On this same report, the FMC reported that, “Farmers and ranchers receive only 15 cents of every food dollar that consumers spend at traditional food outlets. At a farmers market, 100% of your food dollar goes to your local farmer.” It is these kinds of statistics that make a trip to your nearest farmers market seem much more appealing than the local grocer alternative. It is, quite simply, a community supporting its own community.

Although farmers markets are becoming staples of local communities, it is the personalities and stories of the various vendors that make up these markets that this column will focus on. From the local beekeeper to the seasonal fruits and vegetable growers, this column will tell their stories, reveal their farming histories, and inform readers what led them to this world of small farming and to be a vendor in their farmers market. This feature will give a face and a voice to this growing community.

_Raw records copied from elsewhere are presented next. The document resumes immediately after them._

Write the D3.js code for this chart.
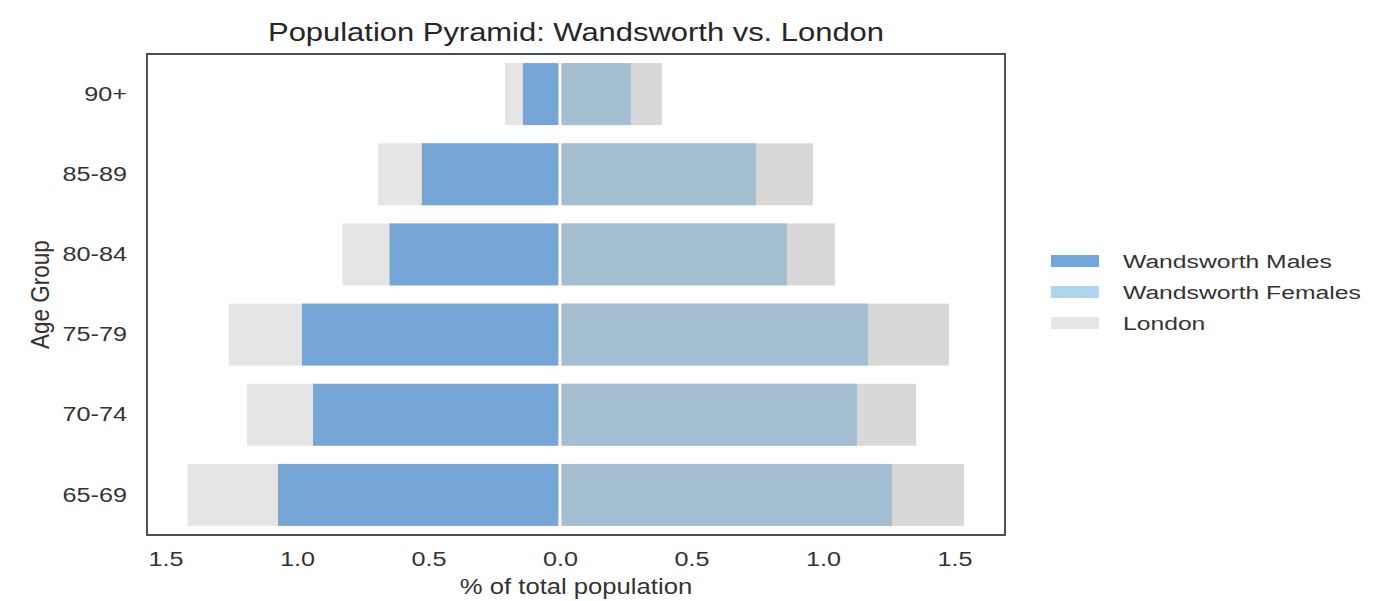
<!DOCTYPE html>
<html>
<head>
<meta charset="utf-8">
<script src="https://cdn.jsdelivr.net/npm/d3@7"></script>
<style>
  html, body { margin: 0; padding: 0; background: #ffffff; }
  text { font-family: "Liberation Sans", Arial, sans-serif; fill: #333333; }
</style>
</head>
<body>
<svg id="chart" width="1380" height="601"></svg>
<script>
// ---- data (top-to-bottom order as displayed) ----
const ageGroups = ["90+", "85-89", "80-84", "75-79", "70-74", "65-69"];
const wandsworthMales   = [0.141, 0.525, 0.648, 0.981, 0.939, 1.072];
const wandsworthFemales = [0.270, 0.745, 0.863, 1.171, 1.129, 1.262];
const londonMales       = [0.209, 0.692, 0.827, 1.259, 1.190, 1.416];
const londonFemales     = [0.388, 0.962, 1.046, 1.479, 1.354, 1.536];
const xTickValues = [-1.5, -1.0, -0.5, 0, 0.5, 1.0, 1.5];
const legendLabels = ["Wandsworth Males", "Wandsworth Females", "London"];
const legendColors = ["#6fa8dc", "#aed6f1", "#e5e5e5"];

const svg = d3.select("#chart");
const plot = { left: 147, right: 1005, top: 54, bottom: 535 };
const stretch = 1.2; // horizontal text stretch seen in the reference

const x = d3.scaleLinear().domain([-1.570, 1.692]).range([plot.left, plot.right]);
const y = d3.scaleBand().domain(ageGroups).range([plot.top, plot.bottom])
  .paddingInner(0.227).paddingOuter(0.1135);

const rows = ageGroups.map((g, i) => ({
  g, wm: wandsworthMales[i], wf: wandsworthFemales[i], lm: londonMales[i], lf: londonFemales[i]
}));

const g = svg.append("g");
const gap = 1.6;

// London bars (background)
g.selectAll(".lm").data(rows).join("rect")
  .attr("x", d => x(-d.lm)).attr("y", d => y(d.g))
  .attr("width", d => x(0) - x(-d.lm) - gap).attr("height", y.bandwidth())
  .attr("fill", "#e5e5e5");
g.selectAll(".lf").data(rows).join("rect")
  .attr("x", x(0) + gap).attr("y", d => y(d.g))
  .attr("width", d => x(d.lf) - x(0) - gap).attr("height", y.bandwidth())
  .attr("fill", "#d8d8d8");

// Wandsworth bars
g.selectAll(".wm").data(rows).join("rect")
  .attr("x", d => x(-d.wm)).attr("y", d => y(d.g))
  .attr("width", d => x(0) - x(-d.wm) - gap).attr("height", y.bandwidth())
  .attr("fill", "#75a6d6");
g.selectAll(".wf").data(rows).join("rect")
  .attr("x", x(0) + gap).attr("y", d => y(d.g))
  .attr("width", d => x(d.wf) - x(0) - gap).attr("height", y.bandwidth())
  .attr("fill", "#a5bfd2");

// frame
svg.append("rect")
  .attr("x", plot.left).attr("y", plot.top)
  .attr("width", plot.right - plot.left).attr("height", plot.bottom - plot.top)
  .attr("fill", "none").attr("stroke", "#4f4f4f").attr("stroke-width", 2);

// x axis
const xAxis = d3.axisBottom(x).tickValues(xTickValues).tickSize(0).tickPadding(16)
  .tickFormat(v => Math.abs(v).toFixed(1));
const xg = svg.append("g").attr("transform", `translate(0,${plot.bottom})`).call(xAxis);
xg.select(".domain").remove();
xg.selectAll("text")
  .style("font-size", "21px").style("font-family", "Liberation Sans, Arial, sans-serif")
  .attr("fill", "#333")
  .each(function () {
    const t = d3.select(this);
    const yy = +t.attr("y");
    t.attr("y", 0).attr("transform", `translate(0,${yy}) scale(${stretch},1)`);
  });

// y axis
const yAxis = d3.axisLeft(y).tickSize(0).tickPadding(20);
const yg = svg.append("g").attr("transform", `translate(${plot.left},0)`).call(yAxis);
yg.select(".domain").remove();
yg.selectAll("text")
  .style("font-size", "21px").style("font-family", "Liberation Sans, Arial, sans-serif")
  .attr("fill", "#333")
  .each(function () {
    const t = d3.select(this);
    const xx = +t.attr("x");
    t.attr("x", 0).attr("transform", `translate(${xx},0) scale(${stretch},1)`);
  });

// title
svg.append("text")
  .attr("transform", `translate(${576},41) scale(1.19,1)`)
  .attr("text-anchor", "middle").style("font-size", "26px").style("fill", "#262626")
  .text("Population Pyramid: Wandsworth vs. London");

// axis labels
svg.append("text")
  .attr("transform", `translate(${576},594) scale(1.14,1)`)
  .attr("text-anchor", "middle").style("font-size", "22.5px")
  .text("% of total population");
svg.append("text")
  .attr("transform", `translate(49,${(plot.top + plot.bottom) / 2}) scale(1.15,1) rotate(-90)`)
  .attr("text-anchor", "middle").style("font-size", "22.5px")
  .text("Age Group");

// legend
const lg = svg.append("g").attr("transform", "translate(1051,255)");
const items = lg.selectAll("g").data(legendLabels).join("g")
  .attr("transform", (d, i) => `translate(0,${i * 31})`);
items.append("rect").attr("width", 48).attr("height", 12)
  .attr("fill", (d, i) => legendColors[i]);
items.append("text")
  .attr("transform", "translate(72,13) scale(1.3,1)")
  .style("font-size", "19px").text(d => d);
</script>
</body>
</html>
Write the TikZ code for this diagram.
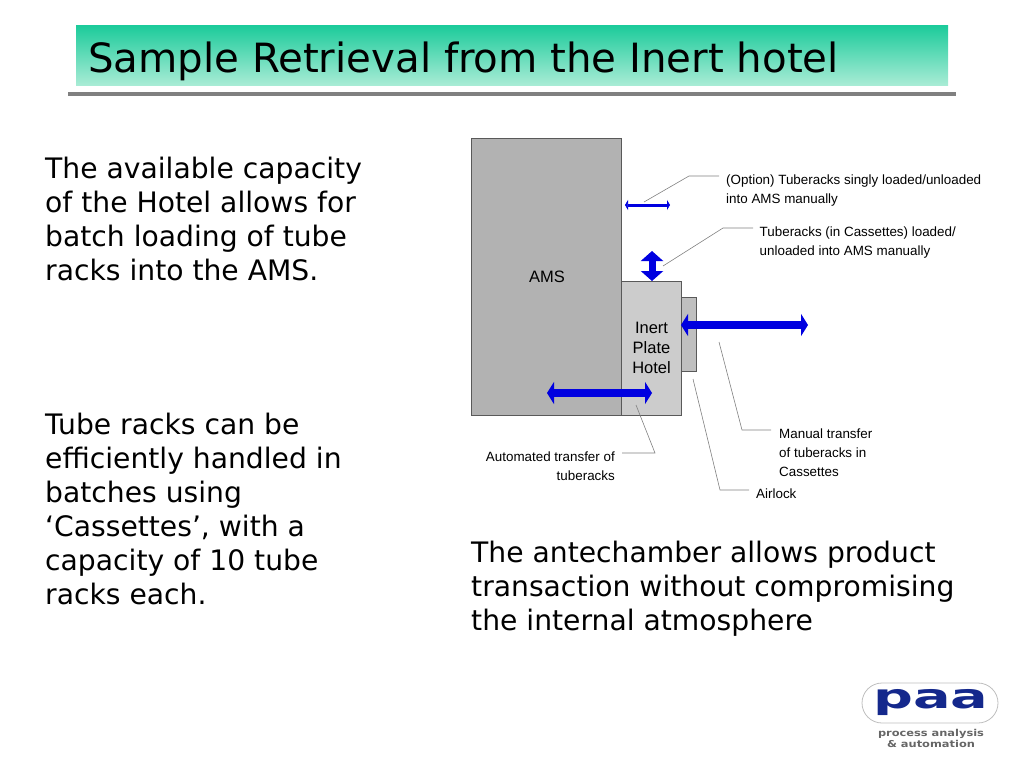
\documentclass[tikz,border=0pt]{standalone}
\usepackage{fontspec}
\setmainfont{DejaVu Sans}
\newfontfamily\labelfont{Liberation Sans}
\usetikzlibrary{arrows.meta}
\definecolor{bluearrow}{HTML}{0000E0}
\definecolor{leadergrey}{HTML}{808080}
\definecolor{paablue}{HTML}{14288C}
\definecolor{paagrey}{HTML}{666666}
\definecolor{titletop}{HTML}{1CCB9B}
\definecolor{titlebottom}{HTML}{AAECD6}
\tikzset{
  bodytext/.style={anchor=north west,inner sep=0pt,align=left,font=\fontsize{28.2}{34}\selectfont},
  notetext/.style={anchor=north west,inner sep=0pt,align=left,font=\labelfont\fontsize{13.4}{18.7}\selectfont},
  unit/.style={draw=black!65,line width=0.8pt},
  leader/.style={leadergrey,line width=0.6pt},
  bigarrow/.style={bluearrow,line width=8.5pt,{Triangle[width=22pt,length=7pt]}-{Triangle[width=22pt,length=7pt]}},
}
\begin{document}
\begin{tikzpicture}[x=1pt,y=-1pt]
\useasboundingbox (0,0) rectangle (1024,768);
% title bar
\shade[top color=titletop,bottom color=titlebottom] (76,25.5) rectangle (948,85.7);
\fill[black!50] (68,92) rectangle (956,96);
\node[anchor=base west,inner sep=0pt,font=\fontsize{40.3}{44}\selectfont] (title) at (88,72) {Sample Retrieval from the Inert hotel};
% left and lower text
\node[bodytext] (capacity) at (45,157) {The available capacity\\of the Hotel allows for\\batch loading of tube\\racks into the AMS.};
\node[bodytext] (cassettes) at (45,413) {Tube racks can be\\efficiently handled in\\batches using\\‘Cassettes’, with a\\capacity of 10 tube\\racks each.};
\node[bodytext] (antechamber) at (471,541) {The antechamber allows product\\transaction without compromising\\the internal atmosphere};
% units
\draw[unit,fill=black!30] (471,138) rectangle (621,415);
\draw[unit,fill=black!20] (621,281) rectangle (681,415);
\draw[unit,fill=black!25] (681,297) rectangle (696,371);
\node[font=\labelfont\fontsize{16.5}{20}\selectfont] (ams) at (547,276.5) {AMS};
\node[align=center,font=\labelfont\fontsize{16.5}{20}\selectfont] (hotel) at (651.5,348) {Inert\\Plate\\Hotel};
% arrows
\coordinate (singleL) at (625,205);
\coordinate (singleR) at (670,205);
\coordinate (batchT) at (652,251);
\coordinate (batchB) at (652,281);
\coordinate (manualL) at (681,325);
\coordinate (manualR) at (808,325);
\coordinate (autoL) at (547,393);
\coordinate (autoR) at (652,393);
\draw[bluearrow,line width=3pt,{Triangle[width=10pt,length=3pt]}-{Triangle[width=10pt,length=3pt]}] (singleL) -- (singleR);
\draw[bluearrow,line width=7pt,{Triangle[width=22pt,length=10pt]}-{Triangle[width=22pt,length=10pt]}] (batchT) -- (batchB);
\draw[bigarrow] (manualL) -- (manualR);
\draw[bigarrow] (autoL) -- (autoR);
% notes
\node[notetext] (optnote) at (726,174.5) {(Option) Tuberacks singly loaded/unloaded\\into AMS manually};
\node[notetext] (casnote) at (759.5,226.5) {Tuberacks (in Cassettes) loaded/\\unloaded into AMS manually};
\node[notetext] (mannote) at (779,429) {Manual transfer\\of tuberacks in\\Cassettes};
\node[notetext] (airnote) at (756,489) {Airlock};
\node[notetext,align=right,anchor=north east] (autnote) at (615,451.5) {Automated transfer of\\tuberacks};
% leaders
\draw[leader] (644,202) -- (689,176) -- (719,176);
\draw[leader] (663,266) -- (723,228) -- (753,228);
\draw[leader] (719,342) -- (742,430) -- (771,430);
\draw[leader] (693,379) -- (720,490) -- (749,490);
\draw[leader] (636,405) -- (655,453) -- (622,453);
% logo
\draw[black!25,fill=white,line width=0.8pt,rounded corners=20pt] (862,683) rectangle (998,723);
\node[inner sep=0pt,xscale=1.64,transform shape,paablue,font=\bfseries\fontsize{34}{36}\selectfont] (paa) at (931,703) {paa};
\node[inner sep=0pt,xscale=1.2,transform shape,paagrey,font=\bfseries\fontsize{9.5}{10}\selectfont] (paaline) at (931,734) {process analysis};
\node[inner sep=0pt,xscale=1.2,transform shape,paagrey,font=\bfseries\fontsize{9.5}{10}\selectfont] (paaauto) at (931,744) {\& automation};
\end{tikzpicture}
\end{document}
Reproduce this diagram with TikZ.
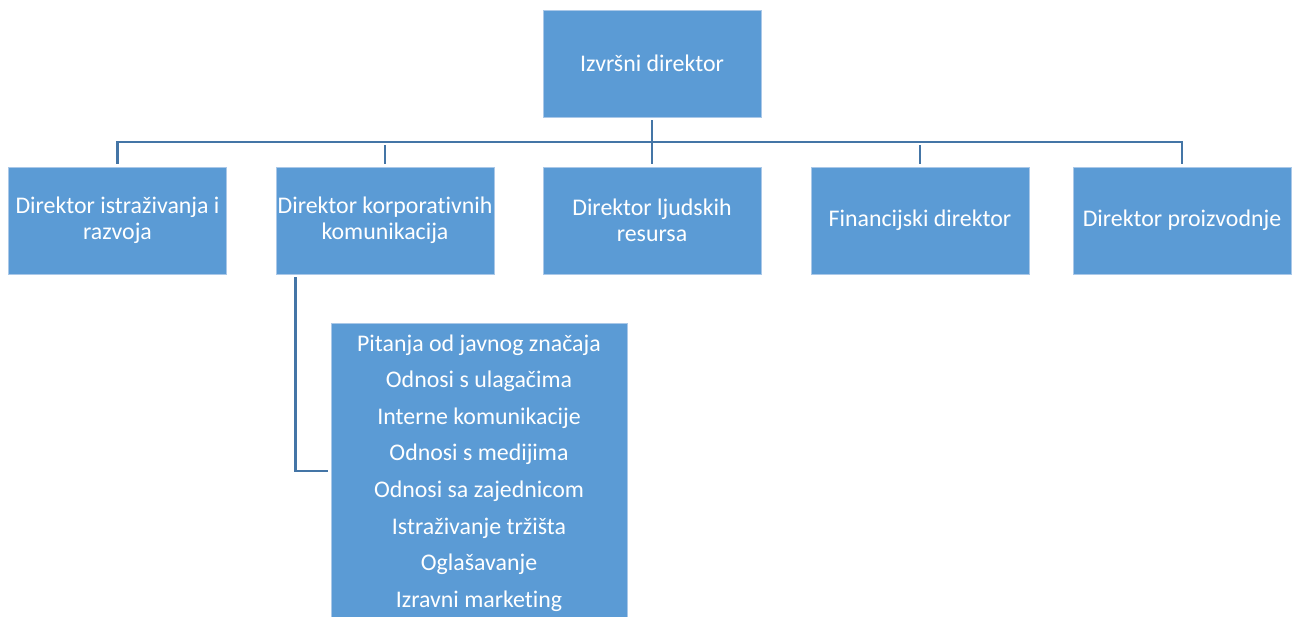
\documentclass[tikz,border=0pt]{standalone}
\usepackage{fontspec}
\setmainfont{Carlito}[Ligatures={NoCommon,NoContextual,NoRequired}]
\definecolor{boxblue}{RGB}{91,155,213}
\definecolor{boxedge}{RGB}{170,200,232}
\definecolor{linkblue}{RGB}{68,117,166}
\begin{document}
\begin{tikzpicture}[x=0.75pt,y=-0.75pt,
  box/.style={rectangle, fill=boxblue, draw=boxedge, line width=0.5pt,
    minimum width=163.5pt, minimum height=80.25pt, inner sep=0.5pt,
    align=center, text=white, font=\fontsize{17.9}{19.5}\selectfont},
  listbox/.style={rectangle, fill=boxblue, draw=boxedge, line width=0.5pt,
    minimum width=222pt, minimum height=225pt, inner sep=0pt,
    align=center, text=white, font=\fontsize{17.9}{27.45}\selectfont},
  conn/.style={draw=linkblue, line width=2.2pt, line join=miter,
    shorten <=2.25pt, shorten >=2.25pt}]
\useasboundingbox (0,0) rectangle (1296,617);
\node[box] (top) at (652,63.5) {Izvršni direktor};
\node[box] (b1) at (117.5,220.5) {Direktor istraživanja i\\razvoja};
\node[box] (b2) at (385,220.5) {Direktor korporativnih\\komunikacija};
\node[box] (b3) at (652,220.5) {Direktor ljudskih\\resursa};
\node[box] (b4) at (920,220.5) {Financijski direktor};
\node[box] (b5) at (1182,220.5) {Direktor proizvodnje};
\node[listbox] (list) at (479,473) {Pitanja od javnog značaja\\Odnosi s ulagačima\\Interne komunikacije\\Odnosi s medijima\\Odnosi sa zajednicom\\Istraživanje tržišta\\Oglašavanje\\Izravni marketing};
\coordinate (bus) at (652,142);
\draw[conn] (top.south) -- (b3.north);
\draw[conn] (b1.north) -- (bus -| b1.north) -- (bus -| b5.north) -- (b5.north);
\draw[conn] (bus -| b2.north) -- (b2.north);
\draw[conn] (bus -| b4.north) -- (b4.north);
\draw[conn] ([xshift=15pt]b2.south west) |- ([yshift=1.5pt]list.west);
\end{tikzpicture}
\end{document}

Masanobu Fukuoka once said, “The ultimate goal of farming is not the growing of crops, but the cultivation and perfection of human beings.” In a less than perfect world, not everyone is meant to be farmers. We all have our own skills and talents that add to the world we live in. However, we can all learn from the bounty we each receive when we take the time and effort to visit the community staple known as the farmers market.